▶ **What to produce**
Print the listing as it stands, omitting all images.

▶ **Data excerpt**
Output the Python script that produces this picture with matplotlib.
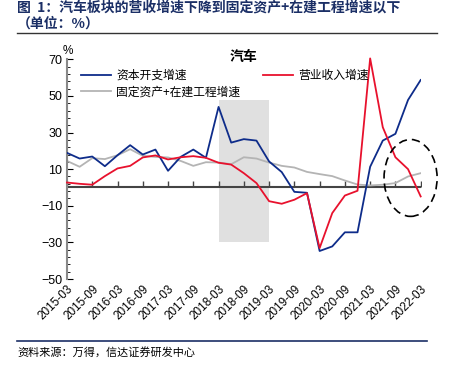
import matplotlib.pyplot as plt
from matplotlib.patches import Ellipse

plt.rcParams['font.family'] = ['Liberation Sans', 'Noto Sans CJK SC', 'DejaVu Sans']

quarters = ['2015-03', '2015-06', '2015-09', '2015-12', '2016-03', '2016-06', '2016-09', '2016-12',
            '2017-03', '2017-06', '2017-09', '2017-12', '2018-03', '2018-06', '2018-09', '2018-12',
            '2019-03', '2019-06', '2019-09', '2019-12', '2020-03', '2020-06', '2020-09', '2020-12',
            '2021-03', '2021-06', '2021-09', '2021-12', '2022-03']
capex = [18.9, 15.8, 16.9, 11.6, 17.6, 23.1, 18.0, 20.7, 9.1, 16.7, 20.7, 16.2, 44.0, 24.5, 26.4,
         25.6, 14.2, 8.4, -2.4, -2.9, -34.7, -32.2, -24.5, -24.5, 11.3, 25.6, 29.3, 47.8, 58.7]
revenue = [2.7, 2.0, 1.5, 6.2, 10.4, 11.8, 16.4, 17.5, 15.3, 16.5, 17.1, 16.2, 13.5, 12.5, 7.8,
           2.4, -7.5, -8.9, -6.7, -3.1, -33.1, -14.0, -4.4, -1.8, 70.5, 32.9, 16.5, 10.0, -4.9]
fixed_assets = [14.5, 11.3, 16.0, 15.5, 17.6, 20.9, 17.3, 16.7, 16.4, 14.5, 11.8, 13.8, 13.6, 12.7,
                16.5, 15.8, 13.6, 11.8, 10.9, 8.5, 7.3, 6.2, 3.8, 1.6, 1.1, 1.5, 2.4, 6.0, 7.8]

x = list(range(len(quarters)))
navy = '#1B2F66'

fig = plt.figure(figsize=(4.52, 3.73), dpi=100)
ax = fig.add_axes([0.1482, 0.252, 0.7825, 0.589])

# 2018-03 ~ 2019-03 阴影
ax.fill_between([12, 16], -30, 48, color='#E0E0E0', lw=0, zorder=0)

l1, = ax.plot(x, capex, color='#0E2C8A', lw=1.3, label='资本开支增速', zorder=3)
l3, = ax.plot(x, fixed_assets, color='#B4B4B4', lw=1.3, label='固定资产+在建工程增速', zorder=2)
l2, = ax.plot(x, revenue, color='#E8112D', lw=1.3, label='营业收入增速', zorder=4, clip_on=False)

ax.add_patch(Ellipse((27.2, 5.2), 4.2, 42, fill=False, ls=(0, (5, 3)), lw=1.2,
                     color='black', zorder=5, clip_on=False))

ax.set_xlim(0, 28)
ax.set_ylim(-50, 70)
ax.set_yticks(range(-50, 71, 20))
ax.set_yticks(range(-50, 71, 4), minor=True)
ax.tick_params(axis='y', which='both', direction='in', labelsize=9, colors='black')
ax.tick_params(axis='y', which='major', length=4)
ax.tick_params(axis='y', which='minor', length=2.5)
for s in ['top', 'right', 'bottom']:
    ax.spines[s].set_visible(False)
ax.spines['left'].set_color('#888888')
ax.spines['left'].set_linewidth(1.5)

# x 轴：零线 + 上方刻度，标签在底部
ax.axhline(0, color='#444444', lw=1.5, zorder=1)
ax.set_xticks(x[::2])
ax.set_xticklabels(quarters[::2], rotation=45, ha='right', va='top', rotation_mode='anchor', fontsize=8.5)
ax.tick_params(axis='x', length=0, pad=3)
ax.plot(x[::2], [0] * len(x[::2]), ls='none', marker=2, ms=4, mew=1, color='#444444', zorder=1)

ax.text(0.002, 1.01, '%', transform=ax.transAxes, fontsize=8.5, ha='center', va='bottom')
fig.text(243 / 452, 1 - 57 / 373, '汽车', fontsize=10, fontweight='bold', ha='center', va='center',
         family=['Noto Sans CJK SC'])

fig.legend(handles=[l1, l3], loc='upper left', bbox_to_anchor=(76 / 452, 1 - 64 / 373),
           frameon=False, handlelength=2.6, handletextpad=0.4,
           labelspacing=0.3, borderaxespad=0, prop={'family': 'Noto Sans CJK SC', 'size': 8.5})
fig.legend(handles=[l2], loc='upper left', bbox_to_anchor=(258 / 452, 1 - 64 / 373),
           frameon=False, handlelength=2.6, handletextpad=0.4, borderaxespad=0,
           prop={'family': 'Noto Sans CJK SC', 'size': 8.5})

fig.text(17 / 452, 1 - 8 / 373, '图  1：汽车板块的营收增速下降到固定资产+在建工程增速以下',
         fontsize=10, fontweight='bold', color=navy, ha='left', va='center', family=['Noto Sans CJK SC'])
fig.text(17 / 452, 1 - 24 / 373, '（单位：%）', fontsize=10, fontweight='bold', color=navy,
         ha='left', va='center', family=['Noto Sans CJK SC'])
fig.add_artist(plt.Line2D([17 / 452, 437 / 452], [1 - 33 / 373] * 2, color='#333333', lw=1))
fig.add_artist(plt.Line2D([17 / 452, 427 / 452], [1 - 341 / 373] * 2, color=navy, lw=1.2))
fig.text(17 / 452, 1 - 352 / 373, '资料来源：万得，信达证券研发中心', fontsize=8, style='italic',
         ha='left', va='center', family=['Noto Sans CJK SC'])

fig.savefig('out.png', dpi=100)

▶ **Solved exercise**
Output the Python script that produces this picture with matplotlib.
import matplotlib.pyplot as plt
from matplotlib.patches import Ellipse

plt.rcParams['font.family'] = ['Liberation Sans', 'Noto Sans CJK SC', 'DejaVu Sans']

quarters = ['2015-03', '2015-06', '2015-09', '2015-12', '2016-03', '2016-06', '2016-09', '2016-12',
            '2017-03', '2017-06', '2017-09', '2017-12', '2018-03', '2018-06', '2018-09', '2018-12',
            '2019-03', '2019-06', '2019-09', '2019-12', '2020-03', '2020-06', '2020-09', '2020-12',
            '2021-03', '2021-06', '2021-09', '2021-12', '2022-03']
capex = [18.9, 15.8, 16.9, 11.6, 17.6, 23.1, 18.0, 20.7, 9.1, 16.7, 20.7, 16.2, 44.0, 24.5, 26.4,
         25.6, 14.2, 8.4, -2.4, -2.9, -34.7, -32.2, -24.5, -24.5, 11.3, 25.6, 29.3, 47.8, 58.7]
revenue = [2.7, 2.0, 1.5, 6.2, 10.4, 11.8, 16.4, 17.5, 15.3, 16.5, 17.1, 16.2, 13.5, 12.5, 7.8,
           2.4, -7.5, -8.9, -6.7, -3.1, -33.1, -14.0, -4.4, -1.8, 70.5, 32.9, 16.5, 10.0, -4.9]
fixed_assets = [14.5, 11.3, 16.0, 15.5, 17.6, 20.9, 17.3, 16.7, 16.4, 14.5, 11.8, 13.8, 13.6, 12.7,
                16.5, 15.8, 13.6, 11.8, 10.9, 8.5, 7.3, 6.2, 3.8, 1.6, 1.1, 1.5, 2.4, 6.0, 7.8]

x = list(range(len(quarters)))
navy = '#1B2F66'

fig = plt.figure(figsize=(4.52, 3.73), dpi=100)
ax = fig.add_axes([0.1482, 0.252, 0.7825, 0.589])

# 2018-03 ~ 2019-03 阴影
ax.fill_between([12, 16], -30, 48, color='#E0E0E0', lw=0, zorder=0)

l1, = ax.plot(x, capex, color='#0E2C8A', lw=1.3, label='资本开支增速', zorder=3)
l3, = ax.plot(x, fixed_assets, color='#B4B4B4', lw=1.3, label='固定资产+在建工程增速', zorder=2)
l2, = ax.plot(x, revenue, color='#E8112D', lw=1.3, label='营业收入增速', zorder=4, clip_on=False)

ax.add_patch(Ellipse((27.2, 5.2), 4.2, 42, fill=False, ls=(0, (5, 3)), lw=1.2,
                     color='black', zorder=5, clip_on=False))

ax.set_xlim(0, 28)
ax.set_ylim(-50, 70)
ax.set_yticks(range(-50, 71, 20))
ax.set_yticks(range(-50, 71, 4), minor=True)
ax.tick_params(axis='y', which='both', direction='in', labelsize=9, colors='black')
ax.tick_params(axis='y', which='major', length=4)
ax.tick_params(axis='y', which='minor', length=2.5)
for s in ['top', 'right', 'bottom']:
    ax.spines[s].set_visible(False)
ax.spines['left'].set_color('#888888')
ax.spines['left'].set_linewidth(1.5)

# x 轴：零线 + 上方刻度，标签在底部
ax.axhline(0, color='#444444', lw=1.5, zorder=1)
ax.set_xticks(x[::2])
ax.set_xticklabels(quarters[::2], rotation=45, ha='right', va='top', rotation_mode='anchor', fontsize=8.5)
ax.tick_params(axis='x', length=0, pad=3)
ax.plot(x[::2], [0] * len(x[::2]), ls='none', marker=2, ms=4, mew=1, color='#444444', zorder=1)

ax.text(0.002, 1.01, '%', transform=ax.transAxes, fontsize=8.5, ha='center', va='bottom')
fig.text(243 / 452, 1 - 57 / 373, '汽车', fontsize=10, fontweight='bold', ha='center', va='center',
         family=['Noto Sans CJK SC'])

fig.legend(handles=[l1, l3], loc='upper left', bbox_to_anchor=(76 / 452, 1 - 64 / 373),
           frameon=False, handlelength=2.6, handletextpad=0.4,
           labelspacing=0.3, borderaxespad=0, prop={'family': 'Noto Sans CJK SC', 'size': 8.5})
fig.legend(handles=[l2], loc='upper left', bbox_to_anchor=(258 / 452, 1 - 64 / 373),
           frameon=False, handlelength=2.6, handletextpad=0.4, borderaxespad=0,
           prop={'family': 'Noto Sans CJK SC', 'size': 8.5})

fig.text(17 / 452, 1 - 8 / 373, '图  1：汽车板块的营收增速下降到固定资产+在建工程增速以下',
         fontsize=10, fontweight='bold', color=navy, ha='left', va='center', family=['Noto Sans CJK SC'])
fig.text(17 / 452, 1 - 24 / 373, '（单位：%）', fontsize=10, fontweight='bold', color=navy,
         ha='left', va='center', family=['Noto Sans CJK SC'])
fig.add_artist(plt.Line2D([17 / 452, 437 / 452], [1 - 33 / 373] * 2, color='#333333', lw=1))
fig.add_artist(plt.Line2D([17 / 452, 427 / 452], [1 - 341 / 373] * 2, color=navy, lw=1.2))
fig.text(17 / 452, 1 - 352 / 373, '资料来源：万得，信达证券研发中心', fontsize=8, style='italic',
         ha='left', va='center', family=['Noto Sans CJK SC'])

fig.savefig('out.png', dpi=100)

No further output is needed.